Signal Distribution in Live Sound: Managing Audio Routing

Signal distribution in live sound encompasses how audio signals travel from their sources to various destinations throughout the system. Effective distribution ensures signals reach FOH, monitors, recording systems, and other destinations with appropriate level, quality, and isolation.

Understanding Signal Flow

Audio begins at sources: microphones, direct boxes, and line-level devices. These sources produce signals that must reach mixers, processors, and amplification systems.

The path from source to destination may be direct (single cable run) or may involve intermediate stages including stage boxes, snakes, splitters, and patch panels.

Conceptualizing signal flow as a chain helps troubleshoot problems. When signal disappears, tracing the chain identifies where it stops.

Stage Input Distribution

Stage boxes collect inputs from sources scattered across the stage. Microphones, DIs, and other sources connect to the stage box, consolidating connections at a central point.

From the stage box, a snake cable carries all inputs to the mixer position. This multicore cable replaces dozens of individual cable runs with a single manageable bundle.

Return channels in the snake carry signals from mixer to stage—monitor sends, effects returns, and other signals needing stage delivery.

Digital Distribution Systems

Digital snakes convert analog signals to digital at the stage box, transmitting over lightweight network cables. Systems from Allen & Heath, PreSonus, Behringer, and others provide this functionality.

Digital distribution enables longer runs without signal degradation. Unlike analog cables with cumulative noise and loss, digital signals maintain quality over distance.

Multiple destinations can receive digital signals through network splitting. A single digital stream can feed multiple consoles without traditional analog splitters.

Latency in digital systems introduces slight delay. Quality systems keep this delay below perceptible thresholds; awareness of the delay informs system design.

Splitting for Multiple Destinations

Productions with separate FOH and monitor consoles require signal splitting. Each console needs independent access to all input signals.

Splitter systems divide each input into multiple outputs. Passive transformer splitters provide isolation; active splitters offer additional features like gain control.

Careful grounding management prevents loops between split destinations. Isolated outputs and ground lift switches address potential ground issues.

Patch Panel Systems

Patch panels provide flexible routing between system components. Rather than hard-wiring connections, patch panels enable reconfiguration through patch cable changes.

Normalled connections pass signal through the patch point when no patch cable is inserted. Inserting a cable breaks the normal and routes signal differently.

Patch panels suit systems requiring regular reconfiguration. Installed systems with varying requirements benefit from patching flexibility.

Proper labeling makes patch panels useful rather than confusing. Without clear identification of each jack, patch panels become obstacles instead of tools.

Level Management

Signals traveling through distribution systems must maintain appropriate levels.

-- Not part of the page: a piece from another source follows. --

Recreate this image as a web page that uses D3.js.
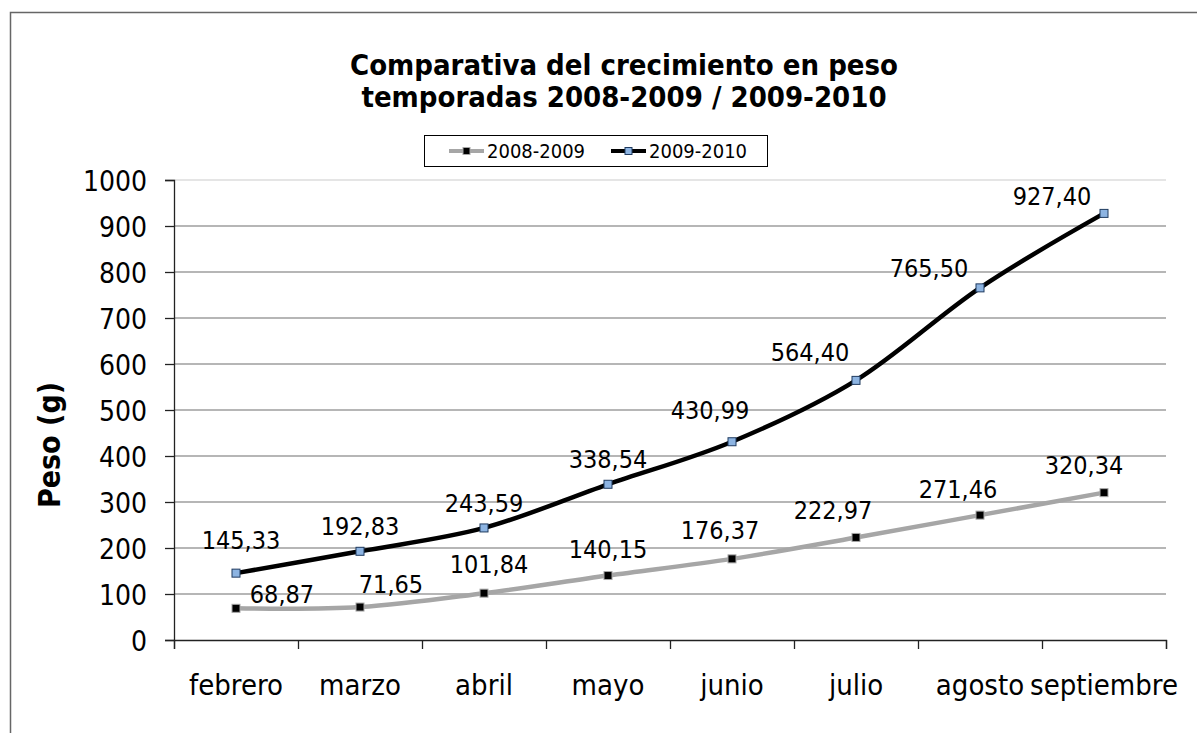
<!DOCTYPE html>
<html>
<head>
<meta charset="utf-8">
<script src="https://cdn.jsdelivr.net/npm/d3@7"></script>
<style>
  html, body { margin: 0; padding: 0; background: #fff; }
  svg { display: block; }
  text { font-family: "DejaVu Sans Condensed", "DejaVu Sans", sans-serif; fill: #000; }
</style>
</head>
<body>
<svg id="chart" width="1197" height="733"></svg>
<script>
// ---- data ----
const categories = ["febrero", "marzo", "abril", "mayo", "junio", "julio", "agosto", "septiembre"];
const series2008 = [68.87, 71.65, 101.84, 140.15, 176.37, 222.97, 271.46, 320.34];
const series2009 = [145.33, 192.83, 243.59, 338.54, 430.99, 564.40, 765.50, 927.40];
const seriesNames = ["2008-2009", "2009-2010"];
const yTicks = [0, 100, 200, 300, 400, 500, 600, 700, 800, 900, 1000];
const titleLines = ["Comparativa del crecimiento en peso", "temporadas 2008-2009 / 2009-2010"];
const yAxisTitle = "Peso (g)";

// label placement offsets (layout only)
const labelOffsets2008 = [[46,-5],[31,-14],[5,-20],[0,-18],[-12,-20],[-23,-18],[-22,-17],[-20,-19]];
const labelOffsets2009 = [[5,-24],[0,-16],[0,-16],[0,-16],[-22,-23],[-46,-19],[-51,-11],[-52,-8]];

(function () {
const svg = d3.select("#chart");
const pLeft = 174, pRight = 1166, pTop = 180, pBottom = 640;
const FONT = '"DejaVu Sans Condensed", "DejaVu Sans", sans-serif';

const x = d3.scaleBand().domain(categories).range([pLeft, pRight]).paddingInner(0).paddingOuter(0);
const xEdge = d3.scaleLinear().domain([0, categories.length]).range([pLeft, pRight]);
const y = d3.scaleLinear().domain([0, 1000]).range([pBottom, pTop]);
const cx = c => x(c) + x.bandwidth() / 2;

// outer border (chart area)
svg.append("path").attr("d", `M10.5,733 L10.5,12.5 L1197,12.5`)
  .attr("fill", "none").attr("stroke", "#666").attr("stroke-width", 1.5);

// gridlines
svg.append("g").selectAll("line").data(yTicks.filter(d => d > 0)).join("line")
  .attr("x1", pLeft).attr("x2", pRight)
  .attr("y1", d => y(d)).attr("y2", d => y(d))
  .attr("stroke", d => d === 1000 ? "#dcdcdc" : "#9e9e9e").attr("stroke-width", 1.4);

// y axis
const yAxis = svg.append("g").attr("transform", `translate(${pLeft},0)`)
  .call(d3.axisLeft(y).tickValues(yTicks).tickSize(9).tickPadding(18).tickFormat(d3.format("d")));
yAxis.select(".domain").attr("stroke", "#222").attr("stroke-width", 1.3);
yAxis.selectAll(".tick line").attr("stroke", "#222").attr("stroke-width", 1.3);
yAxis.selectAll("text").attr("font-size", 28).attr("font-family", FONT).attr("dy", "0.36em").attr("fill", "#000");

// x axis ticks at band edges
const xAxis = svg.append("g").attr("transform", `translate(0,${pBottom})`)
  .call(d3.axisBottom(xEdge).tickValues(d3.range(categories.length + 1)).tickSize(9).tickFormat(""));
xAxis.select(".domain").attr("stroke", "#222").attr("stroke-width", 1.3);
xAxis.selectAll(".tick line").attr("stroke", "#222").attr("stroke-width", 1.3);

// category labels
const xLab = svg.append("g").attr("transform", `translate(0,${pBottom})`)
  .call(d3.axisBottom(x).tickSize(0).tickPadding(0));
xLab.select(".domain").remove();
xLab.selectAll("text").attr("font-size", 29).attr("font-family", FONT)
  .attr("fill", "#000").attr("dy", null).attr("y", 55);

// lines
const line = d3.line().x((d, i) => cx(categories[i])).y(d => y(d)).curve(d3.curveCatmullRom.alpha(0));
svg.append("path").datum(series2008).attr("d", line)
  .attr("fill", "none").attr("stroke", "#a6a6a6").attr("stroke-width", 4.5).attr("stroke-linejoin", "round");
svg.append("path").datum(series2009).attr("d", line)
  .attr("fill", "none").attr("stroke", "#000").attr("stroke-width", 4.5).attr("stroke-linejoin", "round");

// markers
const ms = 8;
svg.append("g").selectAll("rect").data(series2008).join("rect")
  .attr("x", (d, i) => cx(categories[i]) - ms / 2).attr("y", d => y(d) - ms / 2)
  .attr("width", ms).attr("height", ms).attr("fill", "#000").attr("stroke", "#a6a6a6").attr("stroke-width", 1);
svg.append("g").selectAll("rect").data(series2009).join("rect")
  .attr("x", (d, i) => cx(categories[i]) - ms / 2).attr("y", d => y(d) - ms / 2)
  .attr("width", ms).attr("height", ms).attr("fill", "#8db4e2").attr("stroke", "#1f3a5f").attr("stroke-width", 1);

// data labels
const fmt = v => d3.format(".2f")(v).replace(".", ",");
function labels(data, offs) {
  svg.append("g").selectAll("text").data(data).join("text")
    .attr("x", (d, i) => cx(categories[i]) + offs[i][0])
    .attr("y", (d, i) => y(d) + offs[i][1])
    .attr("text-anchor", "middle").attr("font-size", 25).text(d => fmt(d));
}
labels(series2008, labelOffsets2008);
labels(series2009, labelOffsets2009);

// title
svg.append("g").selectAll("text").data(titleLines).join("text")
  .attr("x", 624).attr("y", (d, i) => 75 + i * 32)
  .attr("text-anchor", "middle").attr("font-size", 29).attr("font-weight", "bold").text(d => d);

// y axis title
svg.append("text").attr("transform", `translate(60,445) rotate(-90)`)
  .attr("text-anchor", "middle").attr("font-size", 30).attr("font-weight", "bold").text(yAxisTitle);

// legend
const lg = svg.append("g");
lg.append("rect").attr("x", 424.5).attr("y", 135.5).attr("width", 343).attr("height", 31)
  .attr("fill", "#fff").attr("stroke", "#000").attr("stroke-width", 1);
const legendItems = [
  { name: seriesNames[0], x0: 449, stroke: "#a6a6a6", fill: "#000", mstroke: "#a6a6a6" },
  { name: seriesNames[1], x0: 611, stroke: "#000", fill: "#8db4e2", mstroke: "#1f3a5f" }
];
legendItems.forEach(it => {
  lg.append("line").attr("x1", it.x0).attr("x2", it.x0 + 35).attr("y1", 151).attr("y2", 151)
    .attr("stroke", it.stroke).attr("stroke-width", 4);
  lg.append("rect").attr("x", it.x0 + 17.5 - 3.5).attr("y", 151 - 3.5).attr("width", 7).attr("height", 7)
    .attr("fill", it.fill).attr("stroke", it.mstroke).attr("stroke-width", 1);
  lg.append("text").attr("x", it.x0 + 38).attr("y", 158).attr("font-size", 20).text(it.name);
});
})();
</script>
</body>
</html>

Too hot causes distortion; too weak adds noise.

Gain staging at each point in the distribution chain ensures optimal level. Source outputs, splitter throughput, and mixer inputs all contribute to overall gain structure.

Line-level transmission between system components provides better noise immunity than microphone-level transmission over equivalent distances.

Impedance Considerations

Source and load impedance relationships affect signal transfer. Mismatches cause level loss and frequency response changes.

Low-impedance sources driving high-impedance loads transfer signal efficiently. High-impedance sources driving low-impedance loads suffer loading effects.

DI boxes and other interface devices address impedance matching, converting between different impedance standards as needed.

Cable and Connector Standards

XLR connections dominate professional signal distribution. The three-pin balanced connection provides noise rejection and secure latching.

Quarter-inch connections serve some applications, particularly effects sends and returns. TRS (balanced) and TS (unbalanced) variants serve different purposes.

Consistent connector use throughout the system prevents adapter hunting and reduces potential failure points.

Redundancy Considerations

Critical signals warrant backup paths. A failed cable or connector should not stop the show when alternative routing exists.

Spare cables at key points enable quick replacement. Having extras accessible, not buried in road cases, provides actual rather than theoretical backup.

Digital systems may offer redundant network paths. Configuring and testing redundancy before relying on it ensures it actually works.

Documentation

System documentation shows how signals route through distribution. Block diagrams represent signal flow visually.

Cable schedules identify which cables connect which points. This documentation speeds setup and troubleshooting.

Updating documentation when systems change maintains accuracy. Outdated documentation misleads rather than helps.

Troubleshooting Distribution Problems

No signal on a channel indicates a break somewhere in the distribution path. Systematic testing identifies the break location.

Signal on some destinations but not others suggests splitting or routing issues. Check splitter outputs, patch panel connections, and routing configuration.

Noise or hum appearing after distribution changes suggests ground loops or damaged cables introduced by the change. Reverting to previous configuration and making changes methodically isolates the problem source.